A single place can also have more than one name: e.g. the Dirphys mountain in Euboia is also referred to as Dirphossos, and the township in Laconia by the name Kardamylessos is also called Kardamylé. In Hittite sources, some even more intriguing variations exist. The land of Caria is not only referred to as Karkiya, but also as Karkissa. One could argue that the different names were used by different languages spoken in the region, i.e. the Indo-European Hittites may have preferred the form Karkiya, while some indigenous Aegean tribes (the Karkas?) may have stuck with the form Karkissa. Such a "partial translation" of names can also explain the puzzling evolution of some toponyms. For example, it was always problematic for linguists to derive the Greek name of Troy, Ilion from the Hittite Wilusa. But the name Wilusa strongly looks Hattic: the -sa ending seems to be the same as that in Hattu-sa. If so, One could easily imagine a variant of the name in a more Indo-European form *Wiliya (that was not recorded in Hittite sources). From the latter, the Greek name Ilion would come simply and rather straightforwardly.

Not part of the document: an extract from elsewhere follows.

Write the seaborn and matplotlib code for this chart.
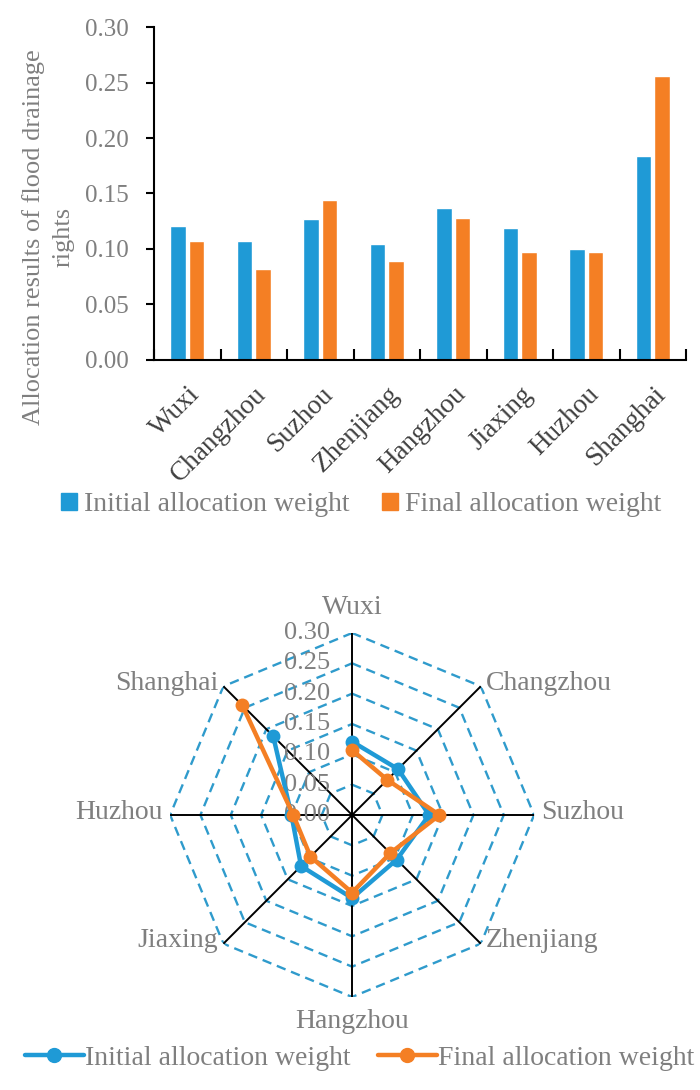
import numpy as np
import pandas as pd
import matplotlib
matplotlib.use("Agg")
import matplotlib.pyplot as plt
from matplotlib.lines import Line2D
from matplotlib.patches import Patch
from matplotlib.transforms import offset_copy
import seaborn as sns

# data
cities = ["Wuxi", "Changzhou", "Suzhou", "Zhenjiang",
          "Hangzhou", "Jiaxing", "Huzhou", "Shanghai"]
initial_weight = [0.121, 0.107, 0.127, 0.104, 0.137, 0.119, 0.100, 0.184]
final_weight = [0.107, 0.082, 0.144, 0.089, 0.128, 0.097, 0.097, 0.256]
series_names = ["Initial allocation weight", "Final allocation weight"]
y_ticks = [0.00, 0.05, 0.10, 0.15, 0.20, 0.25, 0.30]

BLUE = "#1f9ad6"
ORANGE = "#f47f24"
RING = "#2f9bcc"
GRAY = "#7f7f7f"
DARK = "#404040"

sns.set_theme(style="white")
plt.rcParams["font.family"] = ["Liberation Serif", "DejaVu Serif"]

df = pd.DataFrame({
    "City": cities * 2,
    "Weight": initial_weight + final_weight,
    "Series": [series_names[0]] * len(cities) + [series_names[1]] * len(cities),
})

fig = plt.figure(figsize=(7, 10.9), dpi=100)

# ---- bar chart ----
ax = fig.add_axes([0.22, 0.67, 0.76, 0.305])
sns.barplot(data=df, x="City", y="Weight", hue="Series", order=cities,
            hue_order=series_names, palette=[BLUE, ORANGE],
            width=0.55, gap=0.15, ax=ax, legend=False, saturation=1)
ax.set_xlim(-0.5, len(cities) - 0.5)
ax.set_ylim(0, 0.30)
ax.set_yticks(y_ticks)
ax.set_yticklabels([f"{v:.2f}" for v in y_ticks], color=GRAY, fontsize=18)
ax.set_xticks(range(len(cities)))
ax.set_xticklabels(cities, rotation=45, ha="right", rotation_mode="anchor",
                   color=DARK, fontsize=19.5)
ax.tick_params(axis="x", which="major", length=0, pad=16)
ax.set_xticks(np.arange(-0.5, len(cities)), minor=True)
ax.tick_params(axis="x", which="minor", direction="in", length=8, width=1.5,
               color="black", bottom=True)
ax.tick_params(axis="y", direction="out", length=6, width=1.5, color="black",
               left=True, pad=12)
for side in ["top", "right"]:
    ax.spines[side].set_visible(False)
for side in ["left", "bottom"]:
    ax.spines[side].set_color("black")
    ax.spines[side].set_linewidth(1.5)
ax.set_xlabel("")
ax.set_ylabel("Allocation results of flood drainage\nrights", color=GRAY,
              fontsize=19, linespacing=1.4)
ax.yaxis.set_label_coords(-0.15, 0.37)

bar_handles = [Patch(color=BLUE), Patch(color=ORANGE)]
fig.legend(bar_handles, series_names, loc="center", ncol=2,
           bbox_to_anchor=(0.516, 0.537), frameon=False, fontsize=20,
           labelcolor=GRAY, handlelength=0.55, handleheight=0.55,
           handletextpad=0.25, columnspacing=1.2)

# ---- radar chart ----
angles = np.arange(len(cities)) * 2 * np.pi / len(cities)
closed_angles = np.append(angles, angles[0])

rax = fig.add_axes([0.243, 0.0853, 0.52, 0.334], projection="polar")
rax.set_theta_offset(np.pi / 2)
rax.set_theta_direction(-1)
rax.set_ylim(0, 0.30)
rax.grid(False)
rax.set_xticks([])
rax.set_yticks([])
rax.spines["polar"].set_visible(False)
rax.patch.set_alpha(0)

for r in y_ticks[1:]:
    rax.plot(closed_angles, [r] * len(closed_angles), ls=(0, (4, 2.5)),
             color=RING, lw=1.7, zorder=1)
for a in angles:
    rax.plot([a, a], [0, 0.30], color="black", lw=1.4, zorder=2)

lbl_tr = offset_copy(rax.transData, fig=fig, x=-16, y=0, units="points")
for r in y_ticks:
    rax.text(0, r, f"{r:.2f}", transform=lbl_tr, ha="right", va="center",
             color=GRAY, fontsize=19, zorder=3)

for a, name in zip(angles, cities):
    s, c = np.sin(a), np.cos(a)
    ha = "center" if abs(s) < 1e-6 else ("left" if s > 0 else "right")
    if abs(s) > 1e-6:
        va = "center"
    else:
        va = "bottom" if c > 0 else "top"
    tr = offset_copy(rax.transData, fig=fig, x=5 * s,
                     y=9 * c if abs(s) < 1e-6 else 2, units="points")
    rax.text(a, 0.30, name, transform=tr, ha=ha, va=va, color=GRAY,
             fontsize=20)

for vals, color in [(initial_weight, BLUE), (final_weight, ORANGE)]:
    closed_vals = np.append(vals, vals[0])
    sns.lineplot(x=closed_angles, y=closed_vals, sort=False, ax=rax,
                 color=color, lw=3.2, marker="o", markersize=10,
                 markeredgewidth=0, zorder=5)

radar_handles = [Line2D([], [], color=BLUE, lw=3.2, marker="o", markersize=10),
                 Line2D([], [], color=ORANGE, lw=3.2, marker="o", markersize=10)]
fig.legend(radar_handles, series_names, loc="center", ncol=2,
           bbox_to_anchor=(0.514, 0.029), frameon=False, fontsize=20,
           labelcolor=GRAY, handlelength=2.1, handletextpad=0.05,
           columnspacing=1.0)

fig.savefig("out.png", dpi=100)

Lastly, it should be mentioned that some of these names (especially the longer ones) also enable us to reconstruct some more complex word-formations of Aegean tongues. For example, there is the group of names ending not just in *-na, but in *-sarna (Phalasarna, Alasarna, Halisarna, etc.). Since the stem *sar- has a meaning 'upwards', 'high', 'great', etc. in all Anatolian languages (also do not forget the Etruscan words śar = numeral '10' and srenc = 'mural' or the Philistine seren = 'prince') it is reasonable to translate these place-names as '-burg' or '-castle'. Just remember that the germanic word burg or borough (or Greek pyrgos) also comes from an IE stem (*bhregh-) meaning 'high'.